- Heusenstamm, Germany

Information
- School type: Gymnasium
- Founded: 1966
- Grades: 5 to 13, currently no year 13
- Gender: Co-Educational
- Enrolment: 1150
- Language: German
- Website: http://arg-heusenstamm.de

= Adolf-Reichwein-Gymnasium =

The Adolf-Reichwein-Gymnasium, or ARG, is a coeducational gymnasium in Heusenstamm, Germany, established in 1966. It has about 1400 pupils from ages 10 to 19.

==History==
The Adolf-Reichwein-Gymnasium opened on 1 December 1966 at the beginning of a shortened school year, which changed its start date from Easter to the Summer.

In 1970, the school building was completed, so that provisional accommodation was no longer used.

In 1973, the school began student exchanges with the Judd School, later also with Tonbridge Grammar School.

== Curriculum ==

=== Languages ===
Five languages are taught at ARG. German is a compulsory native language, whilst English, French, Spanish and Latin as foreign languages.
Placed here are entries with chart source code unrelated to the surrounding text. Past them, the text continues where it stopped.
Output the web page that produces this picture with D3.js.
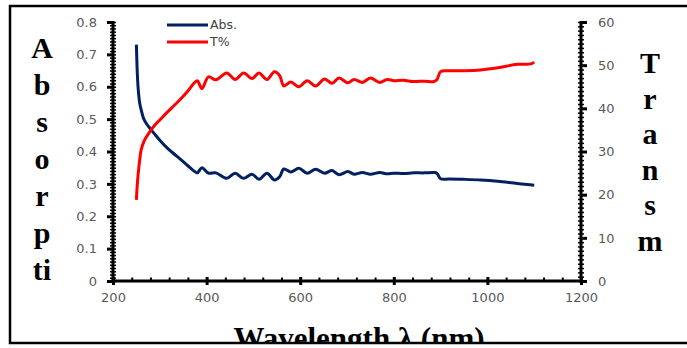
<!DOCTYPE html>
<html lang="en">
<head>
<meta charset="UTF-8">
<title>Absorbance and Transmittance vs Wavelength</title>
<script src="https://cdn.jsdelivr.net/npm/d3@7"></script>
<style>
  body { margin: 0; background: #fff; }
  svg { display: block; }
</style>
</head>
<body>
<div id="container"></div>
<script>
  // wavelength (nm), shared by both curves
  const wavelength = [250, 252, 254, 257, 260, 266, 272, 280, 290, 300, 315, 330, 345, 360, 372, 380,
    390, 404, 420, 443, 461, 479, 497, 512, 529, 545, 556, 565, 580, 597, 615, 633, 652, 668, 683,
    702, 715, 733, 750, 770, 786, 800, 820, 843, 865, 886, 892, 900, 918, 950, 986, 1022, 1064, 1093, 1100];

  // Abs. (left axis)
  const absorbance = [0.730, 0.640, 0.590, 0.550, 0.530, 0.500, 0.485, 0.470, 0.452, 0.435, 0.412, 0.393,
    0.375, 0.356, 0.341, 0.334, 0.350, 0.333, 0.334, 0.317, 0.333, 0.317, 0.330, 0.314, 0.333, 0.312,
    0.322, 0.346, 0.337, 0.348, 0.333, 0.345, 0.333, 0.341, 0.328, 0.338, 0.330, 0.335, 0.330, 0.335,
    0.331, 0.333, 0.332, 0.334, 0.334, 0.335, 0.333, 0.316, 0.315, 0.314, 0.312, 0.308, 0.301, 0.297, 0.296];

  // T% (right axis)
  const transmittance = [18.8, 22.5, 25.0, 28.0, 30.3, 32.3, 33.5, 34.8, 36.2, 37.3, 39.0, 40.6,
    42.2, 44.0, 45.7, 46.4, 44.6, 47.3, 46.6, 48.2, 46.7, 48.2, 46.9, 48.2, 46.7, 48.5,
    47.6, 45.2, 46.1, 45.0, 46.4, 45.2, 46.8, 45.8, 47.0, 45.9, 46.7, 46.0, 47.0, 46.0,
    46.7, 46.4, 46.5, 46.2, 46.3, 46.2, 46.6, 48.5, 48.7, 48.7, 48.9, 49.4, 50.2, 50.3, 50.7];

  const xTicks = [200, 400, 600, 800, 1000, 1200];
  const yLeftTicks = [0, 0.1, 0.2, 0.3, 0.4, 0.5, 0.6, 0.7, 0.8];
  const yRightTicks = [0, 10, 20, 30, 40, 50, 60];
  const leftTitle = ["A", "b", "s", "o", "r", "p", "ti"];
  const rightTitle = ["T", "r", "a", "n", "s", "m"];

  const width = 687, height = 348;
  const mLeft = 113, mRight = 581, mTop = 22, mBottom = 281;

  const svg = d3.select("#container").append("svg")
    .attr("width", width).attr("height", height);

  const x = d3.scaleLinear().domain([200, 1200]).range([mLeft, mRight]);
  const yL = d3.scaleLinear().domain([0, 0.8]).range([mBottom, mTop]);
  const yR = d3.scaleLinear().domain([0, 60]).range([mBottom, mTop]);

  const tickFont = "'DejaVu Sans', sans-serif";
  const labelGrey = "#595959";

  // minor ticks
  svg.append("g").attr("transform", `translate(${mLeft},0)`)
    .call(d3.axisLeft(yL).tickValues(d3.range(0, 81).map(i => i / 100)).tickSize(3).tickSizeOuter(0).tickFormat(""))
    .call(g => g.selectAll(".tick line").attr("x2", 3).attr("x1", -3).attr("stroke-width", 1.5))
    .call(g => g.select(".domain").remove());
  svg.append("g").attr("transform", `translate(${mRight},0)`)
    .call(d3.axisRight(yR).tickValues(d3.range(0, 61)).tickSize(3).tickSizeOuter(0).tickFormat(""))
    .call(g => g.selectAll(".tick line").attr("x1", -3).attr("x2", 3).attr("stroke-width", 1.5))
    .call(g => g.select(".domain").remove());
  svg.append("g").attr("transform", `translate(0,${mBottom})`)
    .call(d3.axisBottom(x).tickValues(d3.range(200, 1201, 40)).tickSize(0).tickFormat(""))
    .call(g => g.selectAll(".tick line").attr("y1", 0).attr("y2", -3.5).attr("stroke-width", 2))
    .call(g => g.select(".domain").remove());

  // major axes
  const gl = svg.append("g").attr("transform", `translate(${mLeft},0)`)
    .call(d3.axisLeft(yL).tickValues(yLeftTicks).tickSize(6).tickSizeOuter(0).tickPadding(10)
      .tickFormat(d => d === 0 ? "0" : d3.format(".1f")(d)));
  const gr = svg.append("g").attr("transform", `translate(${mRight},0)`)
    .call(d3.axisRight(yR).tickValues(yRightTicks).tickSize(6).tickSizeOuter(0).tickPadding(11));
  const gb = svg.append("g").attr("transform", `translate(0,${mBottom})`)
    .call(d3.axisBottom(x).tickValues(xTicks).tickSize(4).tickSizeOuter(0).tickPadding(8)
      .tickFormat(d3.format("d")));
  gb.selectAll(".tick line").attr("y1", -4);

  [gl, gr, gb].forEach(g => {
    g.select(".domain").attr("stroke", "#000").attr("stroke-width", 3);
    g.selectAll(".tick line").attr("stroke", "#000").attr("stroke-width", 3);
    g.selectAll(".tick text").attr("fill", labelGrey)
      .style("font-family", tickFont).style("font-size", "13px");
  });
  // end caps on vertical axes
  gl.select(".domain").attr("d", `M0,${mTop - 1}V${mBottom + 1.5}`);
  gr.select(".domain").attr("d", `M0,${mTop - 1}V${mBottom + 1.5}`);
  gb.select(".domain").attr("d", `M${mLeft - 1.5},0H${mRight + 1.5}`);

  // curves
  const rows = wavelength.map((w, i) => ({ w, a: absorbance[i], t: transmittance[i] }));
  const lineA = d3.line().x(d => x(d.w)).y(d => yL(d.a)).curve(d3.curveCatmullRom.alpha(0.5));
  const lineT = d3.line().x(d => x(d.w)).y(d => yR(d.t)).curve(d3.curveCatmullRom.alpha(0.5));

  svg.append("path").datum(rows).attr("d", lineA)
    .attr("fill", "none").attr("stroke", "#002060").attr("stroke-width", 3)
    .attr("stroke-linejoin", "round");
  svg.append("path").datum(rows).attr("d", lineT)
    .attr("fill", "none").attr("stroke", "#ff0000").attr("stroke-width", 3)
    .attr("stroke-linejoin", "round");

  // legend
  const legend = [{ name: "Abs.", color: "#002060", y: 25 }, { name: "T%", color: "#ff0000", y: 42 }];
  legend.forEach(l => {
    svg.append("line").attr("x1", 167).attr("x2", 208).attr("y1", l.y).attr("y2", l.y)
      .attr("stroke", l.color).attr("stroke-width", 3);
    svg.append("text").attr("x", 210).attr("y", l.y).attr("dy", "0.35em")
      .attr("fill", "#404040").style("font-family", tickFont).style("font-size", "12.5px")
      .text(l.name);
  });

  // vertical stacked titles
  const titleFont = "'Liberation Serif', 'Times New Roman', serif";
  leftTitle.forEach((s, i) => {
    svg.append("text").attr("x", 42).attr("y", 58 + i * 37).attr("text-anchor", "middle")
      .style("font-family", titleFont).style("font-weight", "bold").style("font-size", "30px")
      .text(s);
  });
  rightTitle.forEach((s, i) => {
    svg.append("text").attr("x", 650).attr("y", 73 + i * 35.5).attr("text-anchor", "middle")
      .style("font-family", titleFont).style("font-weight", "bold").style("font-size", "30px")
      .text(s);
  });

  // x title, clipped by the frame
  svg.append("clipPath").attr("id", "clipframe")
    .append("rect").attr("x", 0).attr("y", 0).attr("width", width).attr("height", 342);
  svg.append("text").attr("x", 359).attr("y", 349).attr("text-anchor", "middle")
    .attr("clip-path", "url(#clipframe)")
    .style("font-family", titleFont).style("font-weight", "bold").style("font-size", "31px")
    .text("Wavelength λ (nm)");

  // frame
  svg.append("rect").attr("x", 10).attr("y", 6).attr("width", 690).attr("height", 337)
    .attr("fill", "none").attr("stroke", "#000").attr("stroke-width", 2.5);
</script>
</body>
</html>
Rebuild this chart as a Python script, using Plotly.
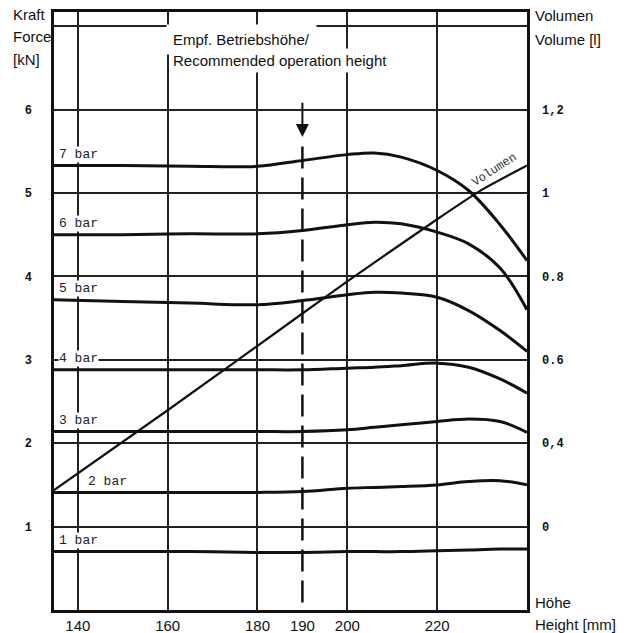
import plotly.graph_objects as go

# ---- data ----
height_mm = [134, 150, 165, 180, 190, 200, 206, 212, 220, 227, 234, 240]

force_7bar = [5.33, 5.33, 5.32, 5.32, 5.39, 5.46, 5.48, 5.43, 5.27, 5.03, 4.62, 4.19]
force_6bar = [4.50, 4.50, 4.51, 4.51, 4.55, 4.62, 4.65, 4.63, 4.53, 4.39, 4.10, 3.60]
force_5bar = [3.72, 3.70, 3.68, 3.66, 3.71, 3.78, 3.81, 3.80, 3.75, 3.59, 3.35, 3.10]
force_4bar = [2.88, 2.88, 2.88, 2.88, 2.88, 2.90, 2.91, 2.93, 2.96, 2.91, 2.77, 2.60]
force_3bar = [2.14, 2.14, 2.14, 2.14, 2.14, 2.16, 2.19, 2.22, 2.26, 2.29, 2.26, 2.13]
force_2bar = [1.41, 1.41, 1.41, 1.41, 1.42, 1.46, 1.47, 1.48, 1.50, 1.54, 1.55, 1.50]
force_1bar = [0.70, 0.70, 0.70, 0.69, 0.69, 0.70, 0.70, 0.70, 0.71, 0.72, 0.73, 0.73]

pressure_labels = ["7 bar", "6 bar", "5 bar", "4 bar", "3 bar", "2 bar", "1 bar"]

volume_height_mm = [134, 160, 190, 200, 220, 230, 240]
volume_l = [0.282, 0.479, 0.711, 0.788, 0.937, 1.008, 1.066]

x_tick_vals = [140, 160, 180, 190, 200, 220]
x_grid_vals = [140, 160, 180, 200, 220]
force_tick_vals = [1, 2, 3, 4, 5, 6, 7]
force_tick_text = ["1", "2", "3", "4", "5", "6", ""]
volume_tick_vals = [0.2, 0.4, 0.6, 0.8, 1.0, 1.2]
volume_tick_text = ["0", "0,4", "0.6", "0.8", "1", "1,2"]

recommended_height = 190

# ---- figure ----
INK = "#111111"
GRID = "#222222"
MONO = "Liberation Mono, DejaVu Sans Mono, monospace"
SANS = "Liberation Sans, Arial, sans-serif"

W, H = 624, 633
ML, MR, MT, MB = 54, 97, 12, 23
PW, PH = W - ML - MR, H - MT - MB

fig = go.Figure()

series = [force_7bar, force_6bar, force_5bar, force_4bar, force_3bar, force_2bar, force_1bar]
for name, vals in zip(pressure_labels, series):
    fig.add_trace(go.Scatter(
        x=height_mm, y=vals, mode="lines", name=name,
        line=dict(color=INK, width=3, shape="spline", smoothing=1.0),
        showlegend=False, hoverinfo="skip"))

fig.add_trace(go.Scatter(
    x=volume_height_mm, y=volume_l, mode="lines", name="Volumen", yaxis="y2",
    line=dict(color=INK, width=2.2, shape="spline", smoothing=0.6),
    showlegend=False, hoverinfo="skip"))

# pressure labels
label_x = [135.5, 135.5, 135.5, 135.5, 135.5, 142.0, 135.5]
for name, vals, lx in zip(pressure_labels, series, label_x):
    fig.add_annotation(x=lx, y=vals[0], text=name, showarrow=False,
                       xanchor="left", yanchor="middle", yshift=11,
                       font=dict(family=MONO, size=13, color="#222"),
                       bgcolor="white", borderpad=0)

# Volumen label along the line
fig.add_annotation(x=232.7, y=1.056, yref="y2", text="Volumen", showarrow=False,
                   textangle=-33, font=dict(family=MONO, size=12, color="#333"))

# recommended height: arrow + dashed line
fig.add_annotation(x=recommended_height, y=5.67, ax=recommended_height, ay=6.1,
                   xref="x", yref="y", axref="x", ayref="y", text="",
                   showarrow=True, arrowhead=2, arrowsize=1.3, arrowwidth=2,
                   arrowcolor=INK)
fig.add_shape(type="line", x0=recommended_height, x1=recommended_height,
              y0=0.09, y1=5.57, xref="x", yref="y",
              line=dict(color=INK, width=2.5, dash="22px,9px"))


def px_x(xpx):
    return (xpx - ML) / PW


def px_y(ypx):
    return (H - MB - ypx) / PH


# top caption
fig.add_annotation(x=px_x(166), xref="paper", y=px_y(40), yref="paper",
                   text="Empf. Betriebshöhe/", showarrow=False, xanchor="left",
                   yanchor="middle", font=dict(family=SANS, size=15, color=INK),
                   bgcolor="white", borderpad=6)
fig.add_annotation(x=px_x(169), xref="paper", y=px_y(61), yref="paper",
                   text="Recommended operation height", showarrow=False, xanchor="left",
                   yanchor="middle", font=dict(family=SANS, size=15, color=INK),
                   bgcolor="white", borderpad=3)


def side_text(txt, xpx, ypx):
    fig.add_annotation(x=px_x(xpx), xref="paper", y=px_y(ypx),
                       yref="paper", text=txt, showarrow=False, xanchor="left",
                       yanchor="middle", font=dict(family=SANS, size=15, color=INK))


side_text("Kraft", 11, 15)
side_text("Force", 11, 37)
side_text("[kN]", 11, 60)
side_text("Volumen", 533, 16)
side_text("Volume [l]", 533, 40)
side_text("Höhe", 533, 602)
side_text("Height [mm]", 533, 624)

fig.update_layout(
    width=W, height=H,
    margin=dict(l=ML, r=MR, t=MT, b=MB, autoexpand=False),
    paper_bgcolor="white", plot_bgcolor="white",
    xaxis=dict(range=[134.7, 240], tickvals=x_tick_vals,
               ticktext=[str(v) for v in x_tick_vals],
               showgrid=False, zeroline=False, ticks="", automargin=False,
               ticklabelstandoff=0,
               tickfont=dict(family=SANS, size=15, color=INK),
               minor=dict(tickvals=x_grid_vals, showgrid=True, gridcolor=GRID,
                          gridwidth=1.6, ticks=""),
               showline=True, mirror=True, linecolor=INK, linewidth=2.5),
    yaxis=dict(range=[0, 7.17], tickvals=force_tick_vals, ticktext=force_tick_text,
               showgrid=True, gridcolor=GRID, gridwidth=1.6, zeroline=False,
               ticks="", ticklabelstandoff=17, automargin=False,
               tickfont=dict(family=MONO, size=12, color=INK, weight="bold"),
               showline=True, mirror=True, linecolor=INK, linewidth=2.5),
    yaxis2=dict(range=[0, 1.434], overlaying="y", side="right",
                tickvals=volume_tick_vals, ticktext=volume_tick_text,
                showgrid=False, zeroline=False, ticks="", ticklabelstandoff=14,
                automargin=False,
                tickfont=dict(family=MONO, size=12, color=INK, weight="bold")),
)

fig.write_html("out.html",
               config={"displayModeBar": False},
               post_script="document.body.style.margin='0px';"
                           "document.body.style.overflow='hidden';")
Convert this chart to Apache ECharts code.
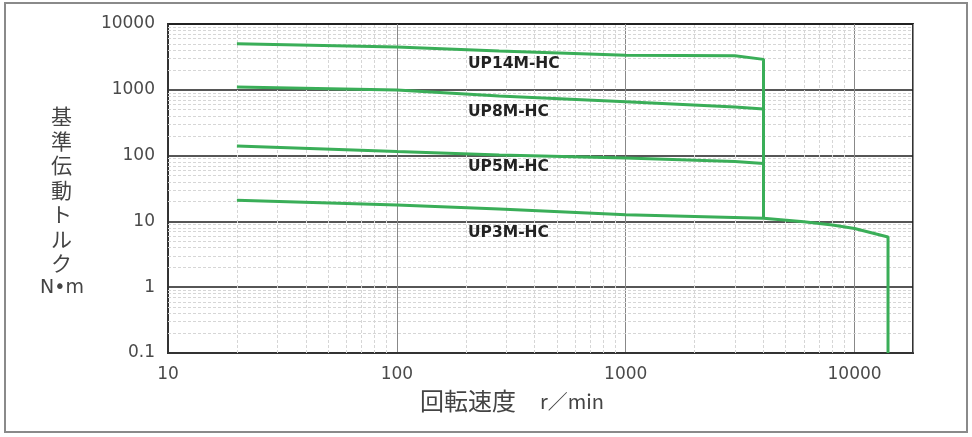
<!DOCTYPE html>
<html>
<head>
  <meta charset="UTF-8">
  <title>基準伝動トルク</title>
  <script src="https://cdn.jsdelivr.net/npm/echarts@6/dist/echarts.min.js"></script>
  <style type="text/css">
    html, body { margin: 0; padding: 0; background: #ffffff; }
    #chart { width: 972px; height: 437px; }
  </style>
</head>
<body>
<div id="chart"></div>
<script type="text/javascript">
    // 回転速度 r/min と 基準伝動トルク N・m
    var up14m = [[20, 5000], [100, 4470], [280, 3900], [1000, 3350], [3000, 3300], [4000, 2900], [4000, 11.2]];
    var up8m = [[20, 1100], [100, 990], [280, 805], [1000, 660], [3000, 550], [4000, 510]];
    var up5m = [[20, 140], [100, 115], [280, 102], [1000, 92], [3000, 81], [4000, 76]];
    var up3m = [[20, 21], [100, 17.7], [280, 15.4], [1000, 12.6], [4000, 11.2], [6000, 9.9], [8000, 8.8], [10000, 7.8], [14000, 5.8], [14000, 0.1]];

    var seriesNames = ['UP14M-HC', 'UP8M-HC', 'UP5M-HC', 'UP3M-HC'];

    // 補助目盛り線（2〜9倍）
    var minorX = [20, 30, 40, 50, 60, 70, 80, 90, 200, 300, 400, 500, 600, 700, 800, 900,
        2000, 3000, 4000, 5000, 6000, 7000, 8000, 9000];
    var minorY = [0.2, 0.3, 0.4, 0.5, 0.6, 0.7, 0.8, 0.9, 2, 3, 4, 5, 6, 7, 8, 9,
        20, 30, 40, 50, 60, 70, 80, 90, 200, 300, 400, 500, 600, 700, 800, 900,
        2000, 3000, 4000, 5000, 6000, 7000, 8000, 9000];

    var green = '#3aae58';
    var tickFont = 'DejaVu Sans';
    var cjkFont = 'Noto Sans CJK JP';

    function fmt(v) {
        return String(+Number(v).toPrecision(6));
    }

    function curve(name, data) {
        return {
            name: name,
            type: 'line',
            data: data,
            showSymbol: false,
            silent: true,
            z: 5,
            lineStyle: { color: green, width: 3 }
        };
    }

    function label(text, top) {
        return {
            type: 'text', left: 468, top: top, silent: true, z: 10,
            style: { text: text, fontSize: 15.5, fontWeight: 'bold', fill: '#222', fontFamily: 'DejaVu Sans' }
        };
    }

    var myChart = echarts.init(document.getElementById('chart'));

    var gridLines = {
        type: 'line',
        data: [],
        silent: true,
        z: 1,
        markLine: {
            symbol: 'none',
            silent: true,
            animation: false,
            label: { show: false },
            lineStyle: { color: '#d6d6d6', type: [3, 2], width: 1 },
            data: minorX.map(function (v) { return { xAxis: v }; })
                .concat(minorY.map(function (v) { return { yAxis: v }; }))
        }
    };

    var option = {
        backgroundColor: '#ffffff',
        animation: false,
        grid: {
            left: 168, right: 59, top: 24, bottom: 84,
            show: true, borderColor: '#333', borderWidth: 2
        },
        xAxis: {
            type: 'log',
            min: 10,
            max: 18000,
            splitNumber: 3,
            axisLine: { show: true, lineStyle: { color: '#333', width: 2 } },
            axisTick: { show: false },
            axisLabel: {
                margin: 13, fontSize: 17, color: '#4a4a4a', fontFamily: tickFont,
                showMaxLabel: false, formatter: fmt
            },
            splitLine: { show: true, lineStyle: { color: '#888', width: 1 } }
        },
        yAxis: {
            type: 'log',
            min: 0.1,
            max: 10000,
            splitNumber: 5,
            axisLine: { show: true, lineStyle: { color: '#333', width: 2 } },
            axisTick: { show: false },
            axisLabel: { margin: 13, fontSize: 17, color: '#4a4a4a', fontFamily: tickFont, formatter: fmt },
            splitLine: { show: true, lineStyle: { color: '#1e1e1e', width: 1.5 } }
        },
        graphic: [
            {
                type: 'rect', silent: true,
                shape: { x: 5, y: 3, width: 962, height: 429 },
                style: { fill: 'none', stroke: '#8a8a8a', lineWidth: 2 }
            },
            {
                type: 'text', left: 51, top: 104, silent: true,
                style: {
                    text: '基\n準\n伝\n動\nト\nル\nク', fontSize: 21, lineHeight: 24.5,
                    fill: '#444', fontFamily: cjkFont
                }
            },
            {
                type: 'text', left: 40, top: 279, silent: true,
                style: { text: 'N•m', fontSize: 19, fill: '#444', fontFamily: 'DejaVu Sans' }
            },
            {
                type: 'text', left: 420, top: 389, silent: true,
                style: { text: '回転速度', fontSize: 24, fill: '#444', fontFamily: cjkFont }
            },
            {
                type: 'text', left: 540, top: 391, silent: true,
                style: { text: 'r／min', fontSize: 20, fill: '#444', fontFamily: cjkFont }
            },
            label(seriesNames[0], 56),
            label(seriesNames[1], 104),
            label(seriesNames[2], 159),
            label(seriesNames[3], 225)
        ],
        series: [
            gridLines,
            curve(seriesNames[0], up14m),
            curve(seriesNames[1], up8m),
            curve(seriesNames[2], up5m),
            curve(seriesNames[3], up3m)
        ]
    };
    myChart.setOption(option);
</script>
</body>
</html>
Students must take English, and one other foreign language.

=== Religious Education ===
Students may choose between Catholic and Protestant religious education. Worship takes place at the nearby Maria Himmelskron church after each holiday.

=== Other subjects ===
The school also offers:

- Art
- Biology (Y5+)
- Chemistry (Y8+)
- Geography
- Music
- Physics (Y7+)
- Theatre (Y11+)

=== Extracurricular activities ===
The school offers a variety of clubs and societies, including musical bands and orchestras.

== Campus ==
The ARG-Campus has a gym and four teaching buildings.